A woman sits in in an interview with short blonde hair in a black shirt.

Baseera Khan

This is the fifth in a series of extended interviews from the making of Breaking the Code the documentary film on artist Vernon Fisher. This conversation with artist Baseera Khan, a former student of Fisher’s, was recorded in 2022 at the Moody Center for the Arts in Houston on the occasion of Khan’s exhibition, Weight on History

In the weeks before the interview took place, Khan had been involved in the production of an MTV and Smithsonian Channel reality TV show, The Exhibit: Finding the Next Great Artist, a competition in which the prize included an exhibit at the Hirshhorn Museum and Sculpture Garden.

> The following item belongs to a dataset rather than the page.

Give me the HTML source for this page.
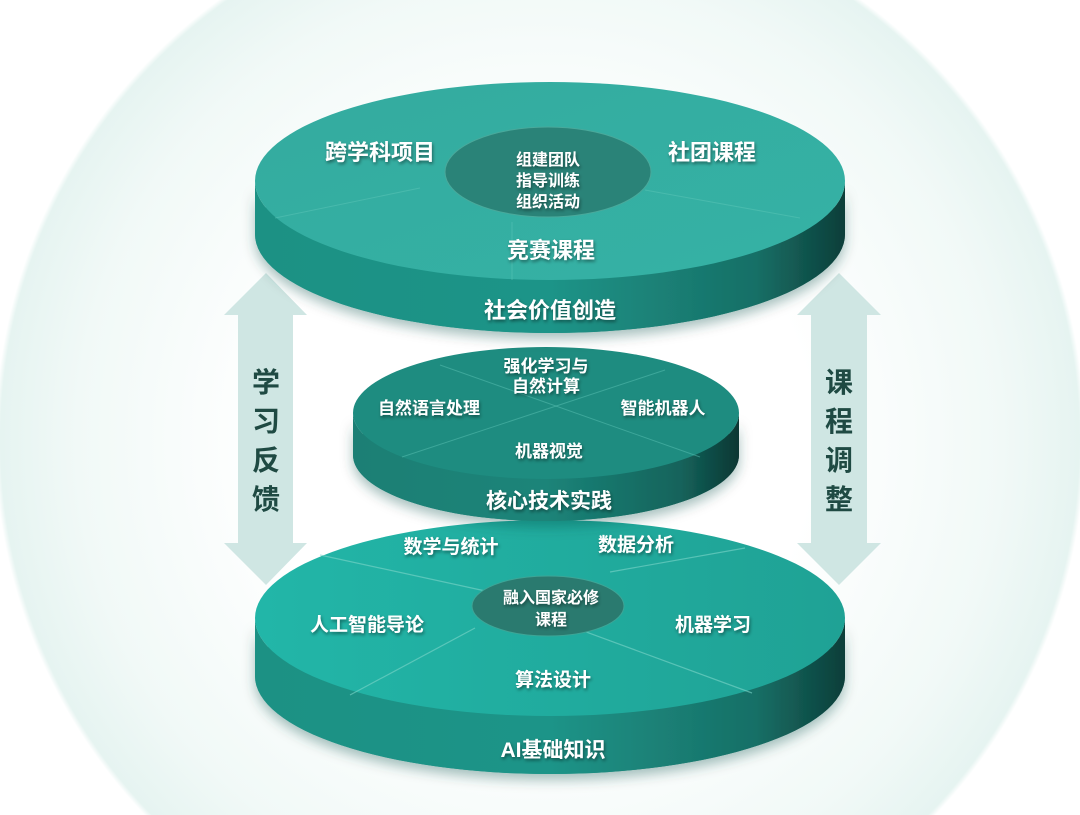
<!DOCTYPE html>
<html><head><meta charset="utf-8"><style>
html,body{margin:0;padding:0;background:#fff;width:1080px;height:815px;overflow:hidden}
svg{display:block}
text{font-family:"Liberation Sans","Noto Sans CJK SC",sans-serif;font-weight:bold}
</style></head><body>
<svg width="1080" height="815" viewBox="0 0 1080 815" xmlns="http://www.w3.org/2000/svg">
<defs>
<radialGradient id="bg" cx="540" cy="440" r="545" gradientUnits="userSpaceOnUse">
<stop offset="0.5" stop-color="#ffffff"/><stop offset="0.85" stop-color="#f1f9f7"/><stop offset="0.99" stop-color="#e6f4f1"/><stop offset="1" stop-color="#ffffff"/>
</radialGradient>
<linearGradient id="side" x1="0" x2="1" y1="0" y2="0">
<stop offset="0" stop-color="#1f9184"/><stop offset="0.5" stop-color="#1e9488"/><stop offset="0.85" stop-color="#176f66"/><stop offset="1" stop-color="#0c3e39"/>
</linearGradient>
<linearGradient id="side2" x1="0" x2="1" y1="0" y2="0">
<stop offset="0" stop-color="#1a7f74"/><stop offset="0.5" stop-color="#1b8479"/><stop offset="0.85" stop-color="#14635b"/><stop offset="1" stop-color="#0a3733"/>
</linearGradient>
<linearGradient id="topf" x1="0" x2="1" y1="0" y2="1">
<stop offset="0" stop-color="#34ab9f"/><stop offset="1" stop-color="#35b2a5"/>
</linearGradient>
<linearGradient id="botf" x1="0" x2="1" y1="0" y2="0">
<stop offset="0" stop-color="#22b6a8"/><stop offset="1" stop-color="#1fa295"/>
</linearGradient>
<filter id="sh" x="-10%" y="-10%" width="120%" height="130%"><feDropShadow dx="0" dy="6" stdDeviation="6" flood-color="#0a4a44" flood-opacity="0.35"/></filter>
<filter id="ts"><feDropShadow dx="1" dy="2" stdDeviation="1.5" flood-color="#000" flood-opacity="0.45"/></filter>
</defs>
<rect width="1080" height="815" fill="#fff"/>
<circle cx="540" cy="440" r="545" fill="url(#bg)"/>

<polygon points="266,273 307,315 293,315 293,543 307,543 266,585 224,543 238,543 238,315 224,315" fill="#cfe6e3"/>
<polygon points="839,273 881,315 867,315 867,543 881,543 839,585 797,543 811,543 811,315 797,315" fill="#cfe6e3"/>
<g fill="#1f4a43" font-size="28" text-anchor="middle">
<text x="266" y="392">学</text><text x="266" y="431">习</text><text x="266" y="470">反</text><text x="266" y="509">馈</text>
<text x="839" y="392">课</text><text x="839" y="431">程</text><text x="839" y="470">调</text><text x="839" y="509">整</text>
</g>

<g filter="url(#sh)">
<path d="M255,618 A295,98 0 0 0 845,618 L845,676 A295,98 0 0 1 255,676 Z" fill="url(#side)"/>
<ellipse cx="550" cy="676" rx="295" ry="98" fill="url(#side)"/>
</g>
<ellipse cx="550" cy="618" rx="295" ry="98" fill="url(#botf)"/>
<g stroke="#7fd6c9" stroke-opacity="0.6" stroke-width="1.2">
<line x1="320" y1="555" x2="490" y2="592"/><line x1="610" y1="572" x2="745" y2="548"/>
<line x1="475" y1="628" x2="350" y2="695"/><line x1="540" y1="615" x2="752" y2="693"/>
</g>
<ellipse cx="548" cy="606" rx="76" ry="30" fill="#2a7a6f" stroke="#3ea596" stroke-width="1"/>
<g fill="#fff" font-size="19" text-anchor="middle" filter="url(#ts)">
<text x="451" y="553">数学与统计</text><text x="636" y="551">数据分析</text>
<text x="367" y="631">人工智能导论</text><text x="713" y="631">机器学习</text>
<text x="553" y="686">算法设计</text>
<text x="551" y="603" font-size="16">融入国家必修</text><text x="551" y="625" font-size="16">课程</text>
<text x="553" y="757" font-size="21">AI基础知识</text>
</g>

<g filter="url(#sh)">
<path d="M353,413 A193,66 0 0 0 739,413 L739,455 A193,66 0 0 1 353,455 Z" fill="url(#side2)"/>
<ellipse cx="546" cy="455" rx="193" ry="66" fill="url(#side2)"/>
</g>
<ellipse cx="546" cy="413" rx="193" ry="66" fill="#1e8c80"/>
<g stroke="#5cc2b4" stroke-opacity="0.5" stroke-width="1">
<line x1="440" y1="365" x2="700" y2="457"/><line x1="665" y1="370" x2="402" y2="457"/>
</g>
<g fill="#fff" font-size="17" text-anchor="middle" filter="url(#ts)">
<text x="546" y="372">强化学习与</text><text x="546" y="392">自然计算</text>
<text x="429" y="414">自然语言处理</text><text x="663" y="414">智能机器人</text>
<text x="549" y="457">机器视觉</text>
<text x="549" y="508" font-size="21">核心技术实践</text>
</g>

<g filter="url(#sh)">
<path d="M255,181 A295,99 0 0 0 845,181 L845,234 A295,99 0 0 1 255,234 Z" fill="url(#side)"/>
<ellipse cx="550" cy="234" rx="295" ry="99" fill="url(#side)"/>
</g>
<ellipse cx="550" cy="181" rx="295" ry="99" fill="url(#topf)"/>
<g stroke="#5cc6b8" stroke-opacity="0.5" stroke-width="1">
<line x1="275" y1="218" x2="420" y2="188"/><line x1="645" y1="190" x2="800" y2="218"/><line x1="512" y1="222" x2="512" y2="280"/>
</g>
<ellipse cx="548" cy="172" rx="103" ry="45" fill="#2a8378" stroke="#4aa99b" stroke-width="1"/>
<g fill="#fff" text-anchor="middle" filter="url(#ts)">
<text x="380" y="160" font-size="22">跨学科项目</text><text x="712" y="160" font-size="22">社团课程</text>
<text x="551" y="258" font-size="22">竞赛课程</text>
<text x="548" y="165" font-size="16">组建团队</text><text x="548" y="186" font-size="16">指导训练</text><text x="548" y="207" font-size="16">组织活动</text>
<text x="550" y="318" font-size="22">社会价值创造</text>
</g>
</svg>
</body></html>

Six people walk amongst large storage racks containing paintings.

Baseera Khan tours the Hirshhorn’s collection storage unit with other contestants on The Exhibit. Photo: Shannon Finney

Khan ultimately won that prize, describing to me an experience early on in the competition during which the artists toured the Hirshhorn’s collection storage unit. Khan was surprised to see their former teacher’s painting pulled out on one of the museum’s storage gates. “They were opening up their collection to show us paintings. I looked into the nook and said, ‘I know that painter. This is Vernon Fisher! This was my professor in undergraduate school.” Seeing Fisher’s artwork in-person for the first time in several years, Khan was struck by the quality of the painting, stating it reminded them that “the first fundamental of making art is to create an environment where you want to look.”  

A painting with black background and white marks depict musculature systems and a red abstraction.

Vernon Fisher, “Descent of Man,” 1986, collection of the Hirshhorn Museum and Sculpture Garden

Part of one of Fisher’s final cohorts of students at the University of North Texas before he quit teaching in 2006, Khan assumed their education would include a masterclass in classical painting. Instead, they found that Fisher’s lessons more often included references to cinema and literature. Khan describes the significance of Fisher’s influence on their creative and philosophical development, saying, “He was somebody that allowed me to understand that I don’t have to actually pick a medium or a genre, I could do whatever I wanted.”